Bütün peygamberler küfrü çok iyi tanıyor ve küfrün mantıksızlığını, saçmalıklarını yeri geldiğinde dalga geçercesine kâfirlerin, mü’minlerin ve mü’min olacak insanların gözleri önüne seriyorlar.
Bugüne gelindiğinde hepimiz açıkça itiraf etmeliyiz ki; diziler, filmler, yarışma programları, tv programlarının pek çoğu, “lgbt” diye kısaltılan faaliyetler, veganlık, siyasî hareketler, moda ve benzeri pek çok şey; küfür düzenine bilerek veya bilmeyerek hizmet eden eylemler… Düşünün ki, ayı, balık ve bal yiyebilirken, veganlık gibi mantıksız bir oluşum insanın bunları yemesine karşı ses çıkarabiliyor. “Lgbt” saçmalıklarına uzun uzun değinmeye gerek bile yok. Moda apayrı bir saçmalık boyutuna ulaşmış durumda. Bu alanlardaki saçmalıklarla çok açık, net ve taviz vermeden mücadele etmemiz gerekiyor. İtikadî haysiyetimizi, sırrımızı koruyarak küfrü tanımamız, tanıdıkça “tavır alan” yanımızla ve cesurca harekete geçmemiz ve saçmalıklarını ifşâ etmemiz hepimizin görevi.

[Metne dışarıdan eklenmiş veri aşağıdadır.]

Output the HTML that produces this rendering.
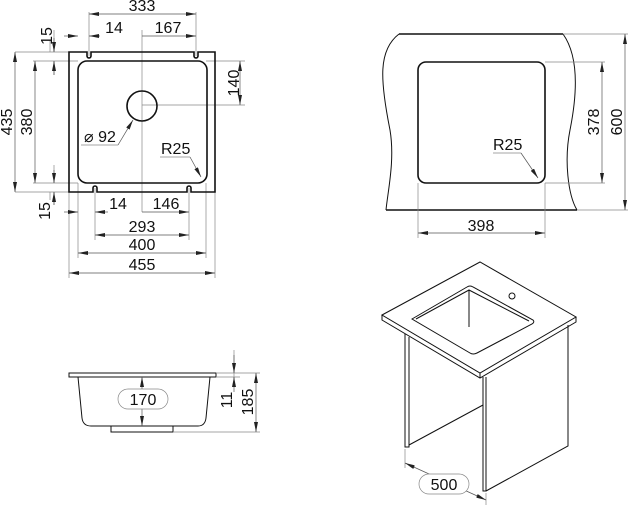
<!DOCTYPE html>
<html><head><meta charset="utf-8"><style>
html,body{margin:0;padding:0;background:#fff;width:628px;height:510px;overflow:hidden}
svg{display:block}
text{font-family:"Liberation Sans",sans-serif;font-size:16px;fill:#111}
.t{stroke:#888;stroke-width:0.7;fill:none}
.d{stroke:#555;stroke-width:0.7;fill:none;marker-start:url(#a);marker-end:url(#a)}
.k{stroke:#111;stroke-width:1.6;fill:none}
.k1{stroke:#111;stroke-width:1;fill:none}
</style></head><body>
<svg width="628" height="510" viewBox="0 0 628 510" xmlns="http://www.w3.org/2000/svg">
<defs>
<marker id="a" viewBox="0 0 10 4" refX="10" refY="2" markerWidth="10" markerHeight="4" orient="auto-start-reverse" markerUnits="userSpaceOnUse"><path d="M0,0 L10,2 L0,4 z" fill="#222"/></marker>
</defs>

<g>
<path class="t" d="M89,12V56 M196,12V56 M142,30V212 M142,105H245 M206,61H245 M15,52H69 M33,61H78 M33,183H78 M15,192H69 M78,183V258 M206,183V258 M95,188V240 M189,188V240 M69,192V278 M215,192V278 M50,52V40 M50,192V200"/>
<path class="k" d="M69,52H87 V56 A2,2 0 0 0 91,56 V52 H194 V56 A2,2 0 0 0 198,56 V52 H215 V192 H191 V188 A2,2 0 0 0 187,188 V192 H97 V188 A2,2 0 0 0 93,188 V192 H69 Z"/>
<rect class="k" x="78" y="61" width="129" height="122" rx="9"/>
<circle class="k" cx="142" cy="106" r="15"/>
<line class="d" x1="89" y1="14" x2="196" y2="14"/>
<text x="142" y="11" text-anchor="middle">333</text>
<line class="d" x1="64" y1="36" x2="78" y2="36" style="marker-start:none"/>
<line class="d" x1="100" y1="36" x2="89" y2="36" style="marker-start:none"/>
<text x="114" y="33" text-anchor="middle">14</text>
<line class="d" x1="142" y1="36" x2="196" y2="36" style="marker-start:none"/>
<text x="168" y="33" text-anchor="middle">167</text>
<path class="t" d="M54,30V52 M54,61V75"/>
<line class="d" x1="54" y1="38" x2="54" y2="52" style="marker-start:none"/>
<line class="d" x1="54" y1="75" x2="54" y2="61" style="marker-start:none"/>
<text transform="translate(52,36) rotate(-90)" text-anchor="middle">15</text>
<line class="d" x1="15" y1="52" x2="15" y2="192"/>
<text transform="translate(12,122) rotate(-90)" text-anchor="middle">435</text>
<line class="d" x1="35" y1="61" x2="35" y2="183"/>
<text transform="translate(32,122) rotate(-90)" text-anchor="middle">380</text>
<line class="d" x1="240" y1="61" x2="240" y2="105"/>
<text transform="translate(239,83) rotate(-90)" text-anchor="middle">140</text>
<path class="t" d="M81,145H118"/>
<line class="d" x1="118" y1="145" x2="133" y2="120" style="marker-start:none"/>
<text x="84" y="142">⌀ 92</text>
<path class="t" d="M160,157H190"/>
<line class="d" x1="190" y1="157" x2="201" y2="177" style="marker-start:none"/>
<text x="161" y="154">R25</text>
<path class="t" d="M54,165V183 M54,192V205"/>
<line class="d" x1="54" y1="170" x2="54" y2="183" style="marker-start:none"/>
<line class="d" x1="54" y1="205" x2="54" y2="192" style="marker-start:none"/>
<text transform="translate(50,211) rotate(-90)" text-anchor="middle">15</text>
<line class="d" x1="64" y1="212" x2="78" y2="212" style="marker-start:none"/>
<line class="d" x1="108" y1="212" x2="95" y2="212" style="marker-start:none"/>
<text x="118" y="209" text-anchor="middle">14</text>
<line class="d" x1="142" y1="212" x2="189" y2="212" style="marker-start:none"/>
<text x="166" y="209" text-anchor="middle">146</text>
<line class="d" x1="95" y1="235" x2="189" y2="235"/>
<text x="142" y="232" text-anchor="middle">293</text>
<line class="d" x1="78" y1="253" x2="206" y2="253"/>
<text x="142" y="250" text-anchor="middle">400</text>
<line class="d" x1="69" y1="273" x2="215" y2="273"/>
<text x="142" y="270" text-anchor="middle">455</text>
</g>

<g>
<path class="k1" d="M399,34 C378,50 380,80 390,130 C395,160 388,190 386,210"/>
<path class="k1" d="M563,34 C578,55 578,90 570,130 C564,160 568,195 577,210"/>
<path class="k" d="M399,34H563 M386,210H577"/>
<rect class="k" x="418" y="62" width="127" height="121" rx="8"/>
<path class="t" d="M545,62H605 M545,183H605 M563,34H628 M577,210H628 M418,183V238 M545,183V238"/>
<line class="d" x1="602" y1="62" x2="602" y2="183"/>
<text transform="translate(599,122) rotate(-90)" text-anchor="middle">378</text>
<line class="d" x1="625" y1="34" x2="625" y2="210"/>
<text transform="translate(622,122) rotate(-90)" text-anchor="middle">600</text>
<line class="d" x1="418" y1="233" x2="545" y2="233"/>
<text x="481" y="231" text-anchor="middle">398</text>
<path class="t" d="M493,153H521"/>
<line class="d" x1="521" y1="153" x2="538" y2="178" style="marker-start:none"/>
<text x="493" y="150">R25</text>
</g>

<g>
<rect class="k1" x="69" y="373" width="147" height="4"/>
<path class="k1" d="M78,377 L82,418 Q83,426 91,426 H198 Q205,426 206,418 L210,377"/>
<rect class="k1" x="111" y="426" width="62" height="6"/>
<path class="t" d="M216,373H260 M216,377H240 M173,432H260"/>
<line class="d" x1="142" y1="377" x2="142" y2="426"/>
<rect x="118" y="389" width="50" height="20" rx="10" fill="#fff" stroke="#888" stroke-width="0.7"/>
<text x="143" y="405" text-anchor="middle">170</text>
<path class="t" d="M234,350V387"/>
<line class="d" x1="234" y1="355" x2="234" y2="373" style="marker-start:none"/>
<line class="d" x1="234" y1="392" x2="234" y2="377" style="marker-start:none"/>
<text transform="translate(232,400) rotate(-90)" text-anchor="middle">11</text>
<line class="d" x1="256" y1="373" x2="256" y2="432"/>
<text transform="translate(253,402) rotate(-90)" text-anchor="middle">185</text>
</g>

<g>
<path class="k1" d="M382,315 L480,262 L576,317 L480,373 Z" fill="#fff"/>
<path class="k1" d="M382,315 V320 L480,378 L576,322 V317 M480,373V378"/>
<path class="k1" d="M412,319 L467,287 Q470,285 473,287 L533,320 Q535,322 532,324 L477,353 Q473,355 470,353 Z"/>
<path class="k1" d="M416,319 L469,290 L529,321 M469,290 V327"/>
<circle class="k1" cx="512" cy="296" r="3"/>
<path class="k1" d="M405,334 V447 H409 V337 M409,445 L483,405 M483,377 V491 H486 V377 M486,491 L568,446 V325"/>
<path class="t" d="M405,449V468 M486,493V505"/>
<line class="d" x1="405" y1="463" x2="486" y2="500"/>
<rect x="419" y="474" width="50" height="20" rx="10" fill="#fff" stroke="#888" stroke-width="0.7"/>
<text x="444" y="490" text-anchor="middle">500</text>
</g>
</svg>
</body></html>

“İslâm’a Muhatap Anlayış”ın; “PUT KIRAN BALTA” mânâsına gelmesi ile birlikte düşünülürse, bu görev, fikirde ve fiîlde icrâcısı olmak zorunda olduğumuz bir mahkûmiyet olarak Hz. İbrahim’e, Allah Resûlü’ne, Âli’ne ve Ashâbına, velîler ve şehîdler ordusuna ve bunu böylece mânâlandıran BD-İBDA’ya minnet borcumuzdur.